Não penso mais no futuro como antes. Hoje, minha energia está concentrada no tempo presente, no que estou vivendo agora. A doença provocou uma revolução em mim. Foram dois anos de momentos terríveis, sem entender o que estava acontecendo comigo, com o meu corpo. Cheguei a um ponto, no auge das crises, em que só conseguia chorar e rezar. Depois de uma peregrinação por doze médicos, de endocrinologistas e clínicos a psiquiatras, finalmente veio o diagnóstico, em novembro de 2021: esclerose múltipla — uma doença neurológica autoimune e degenerativa. No meu caso, ela provavelmente foi causada pelo vírus Epstein-Barr (o EBV, da mesma família da herpes), identificado havia um mês e que já se sabe ser desencadeador de vários males. Tive medo, pânico, e ficava me perguntando: “Como assim, não tem cura? Não vou ficar boa?”. Por mais duro que seja atravessar isso tudo, a doença deu um novo significado à minha vida.
Os primeiros sinais de que algo não ia bem apareceram no fim de 2019. Estava na Itália para assistir ao Festival de Cinema de Veneza e, enquanto andava na rua, às vezes me batia uma exaustão descomunal. Era esquisito. Precisava ir no ato para o hotel e deitar. No início do ano seguinte, eu e meu marido (um empresário britânico) decidimos viajar em uma segunda lua de mel, para o Sri Lanka. Lá, voltou aquela sensação de que meu corpo não respondia. Como na ocasião peguei Covid-19, achei que estava relacionado a isso. Mas, já curada e em Los Angeles, onde vivo há dezesseis anos, os sintomas se acentuaram. Do nada, sentia tontura, meus pés e mãos se punham dormentes, meu corpo parecia que ia falhando, falhando, e vinha um apagão. Quase desmaiei um dia ao volante no meio da autoestrada. Pelo menos outras quatro vezes perdi os sentidos e fui socorrida por uma ambulância. Deixei de sair sozinha até para levar os cachorros na calçada na frente de casa.
Ao chegar ao hospital ou ir ao médico, era sempre a mesma história: todos os meus exames estavam perfeitos — e atribuíam o meu mal-estar a ataques de pânico e ansiedade. A essa altura decidi investir em algo que me fez muito bem. Passei uma semana em um retiro espiritual no Brasil, experiência que resolvi inclusive transformar em documentário. Saí muito mais forte mental e emocionalmente, mas meu corpo voltou a piorar. Tinha dores musculares, problemas de visão, perda de memória e, ainda mais assustador, a fala não acompanhava o raciocínio. Resolvi falar abertamente da minha doença porque ainda paira uma grande desinformação sobre a esclerose múltipla e o vírus EBV. Eu mesma fui vítima dessa falta de conhecimento.
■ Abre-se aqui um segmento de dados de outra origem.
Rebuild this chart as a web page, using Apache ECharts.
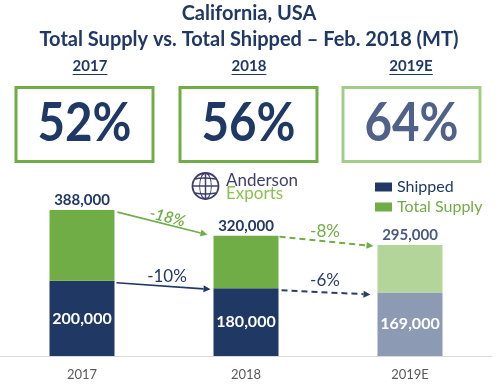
<!DOCTYPE html>
<html><head><meta charset="utf-8">
<script src="https://cdn.jsdelivr.net/npm/echarts@6/dist/echarts.min.js"></script>
<style>html,body{margin:0;padding:0;background:#fff}#c{width:498px;height:387px}</style>
</head><body><div id="c"></div>
<script>
const categories = ['2017', '2018', '2019E'];
const shipped = [200000, 180000, 169000];
const totalSupply = [388000, 320000, 295000];
const ratioLabels = ['52%', '56%', '64%'];
const supplyChange = ['-18%', '-8%'];
const shippedChange = ['-10%', '-6%'];
const titleLines = ['California, USA', 'Total Supply vs. Total Shipped \u2013 Feb. 2018 (MT)'];

const NAVY = '#203864', GREEN = '#70AD47', LGREEN = '#B3D59A', GRAYNAVY = '#8D9AB3';
const FF = 'Lato, "Open Sans", sans-serif';
const fmt = v => v.toLocaleString('en-US');

const chart = echarts.init(document.getElementById('c'), null, {renderer: 'canvas'});
chart.setOption({
  animation: false,
  textStyle: {fontFamily: FF},
  grid: {left: 0, right: 6, top: 168, bottom: 31, containLabel: false},
  xAxis: {type: 'category', data: categories,
    axisLine: {lineStyle: {color: '#D9D9D9', width: 1}}, axisTick: {show: false},
    axisLabel: {color: '#595959', fontSize: 13, margin: 12, fontFamily: FF}},
  yAxis: {type: 'value', min: 0, max: 500000, show: false, splitLine: {show: false}},
  legend: {orient: 'vertical', left: 375, top: 179, padding: 0, itemWidth: 17, itemHeight: 9, itemGap: 4,
    icon: 'rect', textStyle: {fontSize: 16, fontFamily: FF},
    data: [{name: 'Shipped', textStyle: {color: NAVY}}, {name: 'Total Supply', textStyle: {color: GREEN}}]},
  series: [
    {name: 'Shipped', type: 'bar', stack: 't', barWidth: 65, itemStyle: {color: NAVY},
      data: shipped.map((v, i) => ({value: v, itemStyle: {color: i === 2 ? GRAYNAVY : NAVY}})),
      label: {show: true, position: 'inside', color: '#fff', fontWeight: 'bold', fontSize: 16, fontFamily: FF,
        formatter: p => fmt(p.value)}},
    {name: 'Total Supply', type: 'bar', stack: 't', barWidth: 65, itemStyle: {color: GREEN},
      data: totalSupply.map((v, i) => ({value: v - shipped[i], itemStyle: {color: i === 2 ? LGREEN : GREEN},
        label: {color: i === 2 ? '#4A5A7E' : NAVY}})),
      label: {show: true, position: 'top', distance: 2, fontWeight: 'bold', fontSize: 15, fontFamily: FF,
        formatter: p => fmt(totalSupply[p.dataIndex])}}
  ]
});

const pt = (i, v) => chart.convertToPixel({gridIndex: 0}, [i, v]);
const g = [];
function txt(text, x, y, font, fill, extra) {
  return Object.assign({type: 'text', x: x, y: y, silent: true,
    style: {text: text, x: 0, y: 0, font: font, fill: fill, align: 'center', verticalAlign: 'middle',
      textAlign: 'center', textVerticalAlign: 'middle'}}, extra || {});
}
// titles
g.push(txt(titleLines[0], 249, 14, 'bold 20px ' + FF, NAVY));
g.push(txt(titleLines[1], 249, 40, 'bold 20px ' + FF, NAVY));
// year headers with underline, and boxes
const ctx = document.createElement('canvas').getContext('2d');
const boxCx = [84.5, 248.5, 411.5];
const headCx = [90, 249, 411];
ctx.font = 'bold 15px ' + FF;
categories.forEach((c, i) => {
  g.push(txt(c, headCx[i], 66, 'bold 15px ' + FF, NAVY));
  const w = ctx.measureText(c).width;
  g.push({type: 'line', silent: true, shape: {x1: headCx[i] - w / 2, y1: 74.5, x2: headCx[i] + w / 2, y2: 74.5},
    style: {stroke: NAVY, lineWidth: 1.2}});
  g.push({type: 'rect', silent: true, shape: {x: boxCx[i] - 68.5, y: 87.5, width: 137, height: 74},
    style: {fill: 'transparent', stroke: i === 2 ? '#A3CD86' : GREEN, lineWidth: 3}});
  g.push(txt(ratioLabels[i], boxCx[i], 124, 'bold 54px ' + FF, i === 2 ? '#50628A' : NAVY, {scaleX: 0.88}));
});
// logo
const LC = '#3E3F6C';
g.push({type: 'circle', silent: true, shape: {cx: 205.5, cy: 186, r: 13}, style: {fill: 'transparent', stroke: LC, lineWidth: 1.8}});
g.push({type: 'circle', silent: true, x: 205.5, y: 186, scaleX: 0.45, shape: {cx: 0, cy: 0, r: 13}, style: {fill: 'transparent', stroke: LC, lineWidth: 1.8}});
g.push({type: 'line', silent: true, shape: {x1: 205.5, y1: 173, x2: 205.5, y2: 199}, style: {stroke: LC, lineWidth: 1.5}});
g.push({type: 'line', silent: true, shape: {x1: 192.5, y1: 186, x2: 218.5, y2: 186}, style: {stroke: LC, lineWidth: 1.5}});
g.push({type: 'bezierCurve', silent: true, shape: {x1: 195, y1: 179, cpx1: 202, cpy1: 177, x2: 216, y2: 179}, style: {fill: 'none', stroke: LC, lineWidth: 1.5}});
g.push({type: 'bezierCurve', silent: true, shape: {x1: 195, y1: 193, cpx1: 205, cpy1: 195, x2: 216, y2: 193}, style: {fill: 'none', stroke: LC, lineWidth: 1.5}});
g.push({type: 'text', silent: true, x: 226, y: 181, style: {text: 'Anderson', x: 0, y: 0, font: '17px ' + FF, fill: LC, align: 'left', verticalAlign: 'middle', textAlign: 'left', textVerticalAlign: 'middle'}});
g.push({type: 'text', silent: true, x: 226, y: 194, style: {text: 'Exports', x: 0, y: 0, font: '17px ' + FF, fill: '#8CC152', align: 'left', verticalAlign: 'middle', textAlign: 'left', textVerticalAlign: 'middle'}});

// arrows
function arrow(a, b, color, dashed, width) {
  const dx = b[0] - a[0], dy = b[1] - a[1], L = Math.hypot(dx, dy), ux = dx / L, uy = dy / L;
  const hl = 7, hw = 3.5;
  const bx = b[0] - ux * hl, by = b[1] - uy * hl;
  g.push({type: 'line', silent: true, shape: {x1: a[0], y1: a[1], x2: bx, y2: by},
    style: {stroke: color, lineWidth: width, lineDash: dashed ? [6, 4] : null}});
  g.push({type: 'polygon', silent: true, shape: {points: [[b[0], b[1]], [bx - uy * hw, by + ux * hw], [bx + uy * hw, by - ux * hw]]},
    style: {fill: color}});
}
const half = 32.5;
const p0s = pt(0, totalSupply[0]), p1s = pt(1, totalSupply[1]), p2s = pt(2, totalSupply[2]);
const p0h = pt(0, shipped[0]), p1h = pt(1, shipped[1]), p2h = pt(2, shipped[2]);
const a1 = [p0s[0] + half + 3, p0s[1] + 2], b1 = [p1s[0] - half - 6, p1s[1] - 1];
arrow(a1, b1, GREEN, false, 1.6);
const ang = Math.atan2(b1[1] - a1[1], b1[0] - a1[0]);
g.push(txt(supplyChange[0], (a1[0] + b1[0]) / 2 + 5, (a1[1] + b1[1]) / 2 - 6, 'italic 600 16px ' + FF, GREEN, {rotation: -ang}));
const a2 = [p0h[0] + half + 2, p0h[1] + 2], b2 = [p1h[0] - half - 3, p1h[1] + 1];
arrow(a2, b2, NAVY, false, 1.6);
g.push(txt(shippedChange[0], 167, (a2[1] + b2[1]) / 2 - 10, '17px ' + FF, NAVY));
const a3 = [p1s[0] + half + 1, p1s[1] + 1], b3 = [p2s[0] - half - 4, p2s[1] + 1];
arrow(a3, b3, GREEN, true, 2);
g.push(txt(supplyChange[1], 325, (a3[1] + b3[1]) / 2 - 10, '17px ' + FF, GREEN));
const a4 = [p1h[0] + half + 3, p1h[1] + 2], b4 = [p2h[0] - half - 7, p2h[1] + 2];
arrow(a4, b4, '#2F3E66', true, 2);
g.push(txt(shippedChange[1], 325, (a4[1] + b4[1]) / 2 - 12, '17px ' + FF, '#2F3E66'));

chart.setOption({graphic: {elements: g}});
</script></body></html>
Atualmente em tratamento, não apresento mais sintomas. Eles estão controlados e acredito que, com o avanço da ciência, seja possível frear a doença. Desde que descobri o que tinha sigo rigorosamente um protocolo alimentar: cortei, entre outros, carne, glúten, álcool e cafeína. Também recebo duas vezes por mês uma suplementação vitamínica intravenosa, para fortalecer o sistema imunológico. Voltei a ter uma rotina normal e, vivendo um dia de cada vez, mantenho vários projetos no horizonte. Embora tenha ficado mais conhecida no Brasil como atriz, sobretudo na época em que fiz Malhação, comecei do zero nos Estados Unidos. Descobri ali um imenso prazer em atuar nos bastidores, montei uma produtora e planejo dirigir um longa. Sempre fui workaholic, o ofício me definia, mas, nos momentos de desespero que enfrentei, só pensava na família, nos amigos, e não no trabalho. Eu me sinto uma pessoa melhor em vários aspectos da vida. A doença teve em mim aquele efeito, de empregar o tempo no que importa de verdade. Curiosamente, hoje sou mais feliz.